» Problem description: Without the pictures, can you quote each line below exactly?

» Data section:
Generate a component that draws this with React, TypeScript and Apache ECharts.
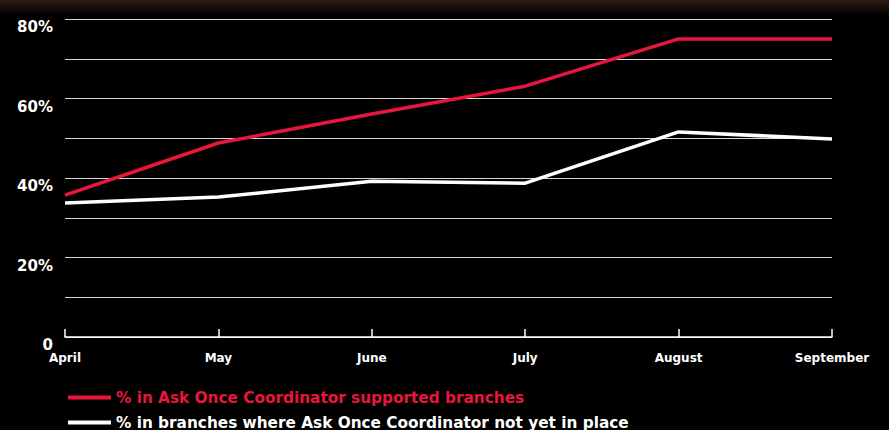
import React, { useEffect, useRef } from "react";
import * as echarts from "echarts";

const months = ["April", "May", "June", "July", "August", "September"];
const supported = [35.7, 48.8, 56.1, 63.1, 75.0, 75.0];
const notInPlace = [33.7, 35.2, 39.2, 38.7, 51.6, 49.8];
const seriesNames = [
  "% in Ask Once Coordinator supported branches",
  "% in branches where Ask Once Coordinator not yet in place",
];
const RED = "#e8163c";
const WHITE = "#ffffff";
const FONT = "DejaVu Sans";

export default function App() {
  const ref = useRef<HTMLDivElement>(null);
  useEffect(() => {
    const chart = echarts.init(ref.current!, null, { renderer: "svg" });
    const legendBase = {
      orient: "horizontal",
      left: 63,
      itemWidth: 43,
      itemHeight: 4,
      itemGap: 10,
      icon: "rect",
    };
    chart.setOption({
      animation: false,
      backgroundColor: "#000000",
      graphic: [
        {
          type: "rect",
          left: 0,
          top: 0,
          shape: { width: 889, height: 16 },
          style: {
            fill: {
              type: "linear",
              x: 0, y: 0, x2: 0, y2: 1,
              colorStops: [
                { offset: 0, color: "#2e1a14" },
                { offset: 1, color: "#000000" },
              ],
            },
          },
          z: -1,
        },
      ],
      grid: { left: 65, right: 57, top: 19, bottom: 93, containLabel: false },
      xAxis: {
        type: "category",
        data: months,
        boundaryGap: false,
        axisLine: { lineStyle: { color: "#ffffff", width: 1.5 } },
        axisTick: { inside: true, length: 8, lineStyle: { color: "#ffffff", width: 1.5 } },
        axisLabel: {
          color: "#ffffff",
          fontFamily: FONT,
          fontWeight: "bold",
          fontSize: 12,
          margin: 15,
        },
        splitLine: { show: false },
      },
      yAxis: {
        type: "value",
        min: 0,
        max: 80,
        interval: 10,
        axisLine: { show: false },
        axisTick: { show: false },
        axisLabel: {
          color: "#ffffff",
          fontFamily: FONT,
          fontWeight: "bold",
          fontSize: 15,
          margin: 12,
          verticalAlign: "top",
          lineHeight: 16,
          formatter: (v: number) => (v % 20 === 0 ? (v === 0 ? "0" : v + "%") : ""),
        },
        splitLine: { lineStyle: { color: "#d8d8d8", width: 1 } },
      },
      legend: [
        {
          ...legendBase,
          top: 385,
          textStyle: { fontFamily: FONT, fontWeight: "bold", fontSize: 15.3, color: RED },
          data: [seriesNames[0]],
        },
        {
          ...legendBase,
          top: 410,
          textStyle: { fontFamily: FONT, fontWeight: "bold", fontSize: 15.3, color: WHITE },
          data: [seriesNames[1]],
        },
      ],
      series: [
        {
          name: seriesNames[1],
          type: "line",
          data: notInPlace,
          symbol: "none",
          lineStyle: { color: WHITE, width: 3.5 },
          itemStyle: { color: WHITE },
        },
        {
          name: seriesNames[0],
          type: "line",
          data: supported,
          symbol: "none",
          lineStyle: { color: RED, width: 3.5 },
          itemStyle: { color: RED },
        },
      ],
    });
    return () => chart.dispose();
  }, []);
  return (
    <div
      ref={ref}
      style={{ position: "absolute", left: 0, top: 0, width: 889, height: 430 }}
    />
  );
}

» The response:
Generate a component that draws this with React, TypeScript and Apache ECharts.
import React, { useEffect, useRef } from "react";
import * as echarts from "echarts";

const months = ["April", "May", "June", "July", "August", "September"];
const supported = [35.7, 48.8, 56.1, 63.1, 75.0, 75.0];
const notInPlace = [33.7, 35.2, 39.2, 38.7, 51.6, 49.8];
const seriesNames = [
  "% in Ask Once Coordinator supported branches",
  "% in branches where Ask Once Coordinator not yet in place",
];
const RED = "#e8163c";
const WHITE = "#ffffff";
const FONT = "DejaVu Sans";

export default function App() {
  const ref = useRef<HTMLDivElement>(null);
  useEffect(() => {
    const chart = echarts.init(ref.current!, null, { renderer: "svg" });
    const legendBase = {
      orient: "horizontal",
      left: 63,
      itemWidth: 43,
      itemHeight: 4,
      itemGap: 10,
      icon: "rect",
    };
    chart.setOption({
      animation: false,
      backgroundColor: "#000000",
      graphic: [
        {
          type: "rect",
          left: 0,
          top: 0,
          shape: { width: 889, height: 16 },
          style: {
            fill: {
              type: "linear",
              x: 0, y: 0, x2: 0, y2: 1,
              colorStops: [
                { offset: 0, color: "#2e1a14" },
                { offset: 1, color: "#000000" },
              ],
            },
          },
          z: -1,
        },
      ],
      grid: { left: 65, right: 57, top: 19, bottom: 93, containLabel: false },
      xAxis: {
        type: "category",
        data: months,
        boundaryGap: false,
        axisLine: { lineStyle: { color: "#ffffff", width: 1.5 } },
        axisTick: { inside: true, length: 8, lineStyle: { color: "#ffffff", width: 1.5 } },
        axisLabel: {
          color: "#ffffff",
          fontFamily: FONT,
          fontWeight: "bold",
          fontSize: 12,
          margin: 15,
        },
        splitLine: { show: false },
      },
      yAxis: {
        type: "value",
        min: 0,
        max: 80,
        interval: 10,
        axisLine: { show: false },
        axisTick: { show: false },
        axisLabel: {
          color: "#ffffff",
          fontFamily: FONT,
          fontWeight: "bold",
          fontSize: 15,
          margin: 12,
          verticalAlign: "top",
          lineHeight: 16,
          formatter: (v: number) => (v % 20 === 0 ? (v === 0 ? "0" : v + "%") : ""),
        },
        splitLine: { lineStyle: { color: "#d8d8d8", width: 1 } },
      },
      legend: [
        {
          ...legendBase,
          top: 385,
          textStyle: { fontFamily: FONT, fontWeight: "bold", fontSize: 15.3, color: RED },
          data: [seriesNames[0]],
        },
        {
          ...legendBase,
          top: 410,
          textStyle: { fontFamily: FONT, fontWeight: "bold", fontSize: 15.3, color: WHITE },
          data: [seriesNames[1]],
        },
      ],
      series: [
        {
          name: seriesNames[1],
          type: "line",
          data: notInPlace,
          symbol: "none",
          lineStyle: { color: WHITE, width: 3.5 },
          itemStyle: { color: WHITE },
        },
        {
          name: seriesNames[0],
          type: "line",
          data: supported,
          symbol: "none",
          lineStyle: { color: RED, width: 3.5 },
          itemStyle: { color: RED },
        },
      ],
    });
    return () => chart.dispose();
  }, []);
  return (
    <div
      ref={ref}
      style={{ position: "absolute", left: 0, top: 0, width: 889, height: 430 }}
    />
  );
}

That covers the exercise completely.